Reproduce the listing exactly and skip over any pictures.
"""
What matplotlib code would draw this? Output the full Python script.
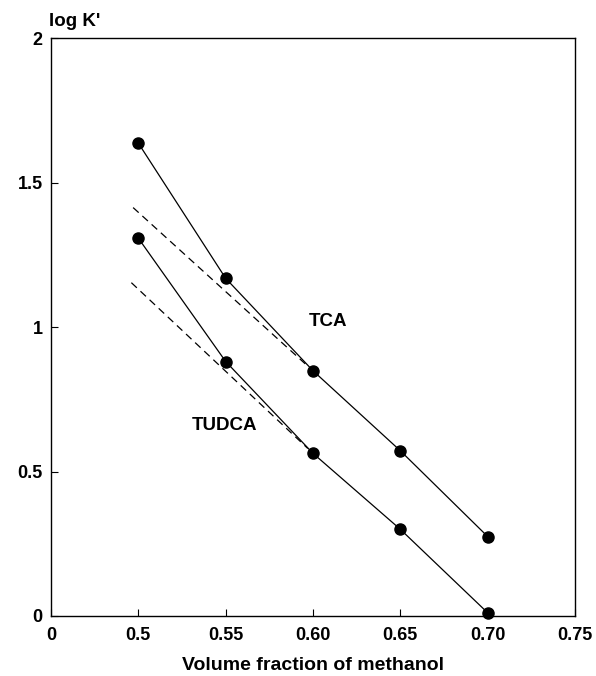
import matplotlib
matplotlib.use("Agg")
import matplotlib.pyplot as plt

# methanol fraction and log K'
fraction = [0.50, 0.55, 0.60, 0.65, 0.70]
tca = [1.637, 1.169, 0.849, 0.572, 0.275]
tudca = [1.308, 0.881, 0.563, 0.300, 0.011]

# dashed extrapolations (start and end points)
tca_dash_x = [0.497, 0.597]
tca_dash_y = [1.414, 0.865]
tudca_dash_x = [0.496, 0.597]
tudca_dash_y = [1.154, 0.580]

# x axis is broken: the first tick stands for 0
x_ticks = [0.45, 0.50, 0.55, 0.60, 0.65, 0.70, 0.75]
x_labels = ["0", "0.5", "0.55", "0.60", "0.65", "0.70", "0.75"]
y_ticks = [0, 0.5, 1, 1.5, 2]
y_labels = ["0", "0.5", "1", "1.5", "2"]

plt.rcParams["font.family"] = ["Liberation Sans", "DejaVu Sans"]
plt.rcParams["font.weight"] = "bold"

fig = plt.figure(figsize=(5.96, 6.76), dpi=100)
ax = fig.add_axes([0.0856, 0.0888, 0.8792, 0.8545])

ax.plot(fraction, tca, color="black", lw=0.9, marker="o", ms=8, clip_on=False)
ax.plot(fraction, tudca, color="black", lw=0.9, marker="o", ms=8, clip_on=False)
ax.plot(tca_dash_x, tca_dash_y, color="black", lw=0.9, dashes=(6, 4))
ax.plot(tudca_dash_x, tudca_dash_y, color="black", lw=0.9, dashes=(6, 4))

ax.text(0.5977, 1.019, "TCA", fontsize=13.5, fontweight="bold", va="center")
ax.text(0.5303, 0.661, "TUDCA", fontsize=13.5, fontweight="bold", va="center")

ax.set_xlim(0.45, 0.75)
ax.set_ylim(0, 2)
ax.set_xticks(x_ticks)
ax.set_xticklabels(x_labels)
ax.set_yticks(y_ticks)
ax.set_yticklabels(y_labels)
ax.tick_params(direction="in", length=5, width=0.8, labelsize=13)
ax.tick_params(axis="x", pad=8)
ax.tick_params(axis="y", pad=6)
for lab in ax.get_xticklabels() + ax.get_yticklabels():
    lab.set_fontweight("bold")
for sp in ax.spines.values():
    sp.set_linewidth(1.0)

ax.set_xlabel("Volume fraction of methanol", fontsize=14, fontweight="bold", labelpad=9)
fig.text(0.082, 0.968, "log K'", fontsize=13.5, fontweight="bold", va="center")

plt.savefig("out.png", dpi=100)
"""
**RESULT**
What matplotlib code would draw this? Output the full Python script.
import matplotlib
matplotlib.use("Agg")
import matplotlib.pyplot as plt

# methanol fraction and log K'
fraction = [0.50, 0.55, 0.60, 0.65, 0.70]
tca = [1.637, 1.169, 0.849, 0.572, 0.275]
tudca = [1.308, 0.881, 0.563, 0.300, 0.011]

# dashed extrapolations (start and end points)
tca_dash_x = [0.497, 0.597]
tca_dash_y = [1.414, 0.865]
tudca_dash_x = [0.496, 0.597]
tudca_dash_y = [1.154, 0.580]

# x axis is broken: the first tick stands for 0
x_ticks = [0.45, 0.50, 0.55, 0.60, 0.65, 0.70, 0.75]
x_labels = ["0", "0.5", "0.55", "0.60", "0.65", "0.70", "0.75"]
y_ticks = [0, 0.5, 1, 1.5, 2]
y_labels = ["0", "0.5", "1", "1.5", "2"]

plt.rcParams["font.family"] = ["Liberation Sans", "DejaVu Sans"]
plt.rcParams["font.weight"] = "bold"

fig = plt.figure(figsize=(5.96, 6.76), dpi=100)
ax = fig.add_axes([0.0856, 0.0888, 0.8792, 0.8545])

ax.plot(fraction, tca, color="black", lw=0.9, marker="o", ms=8, clip_on=False)
ax.plot(fraction, tudca, color="black", lw=0.9, marker="o", ms=8, clip_on=False)
ax.plot(tca_dash_x, tca_dash_y, color="black", lw=0.9, dashes=(6, 4))
ax.plot(tudca_dash_x, tudca_dash_y, color="black", lw=0.9, dashes=(6, 4))

ax.text(0.5977, 1.019, "TCA", fontsize=13.5, fontweight="bold", va="center")
ax.text(0.5303, 0.661, "TUDCA", fontsize=13.5, fontweight="bold", va="center")

ax.set_xlim(0.45, 0.75)
ax.set_ylim(0, 2)
ax.set_xticks(x_ticks)
ax.set_xticklabels(x_labels)
ax.set_yticks(y_ticks)
ax.set_yticklabels(y_labels)
ax.tick_params(direction="in", length=5, width=0.8, labelsize=13)
ax.tick_params(axis="x", pad=8)
ax.tick_params(axis="y", pad=6)
for lab in ax.get_xticklabels() + ax.get_yticklabels():
    lab.set_fontweight("bold")
for sp in ax.spines.values():
    sp.set_linewidth(1.0)

ax.set_xlabel("Volume fraction of methanol", fontsize=14, fontweight="bold", labelpad=9)
fig.text(0.082, 0.968, "log K'", fontsize=13.5, fontweight="bold", va="center")

plt.savefig("out.png", dpi=100)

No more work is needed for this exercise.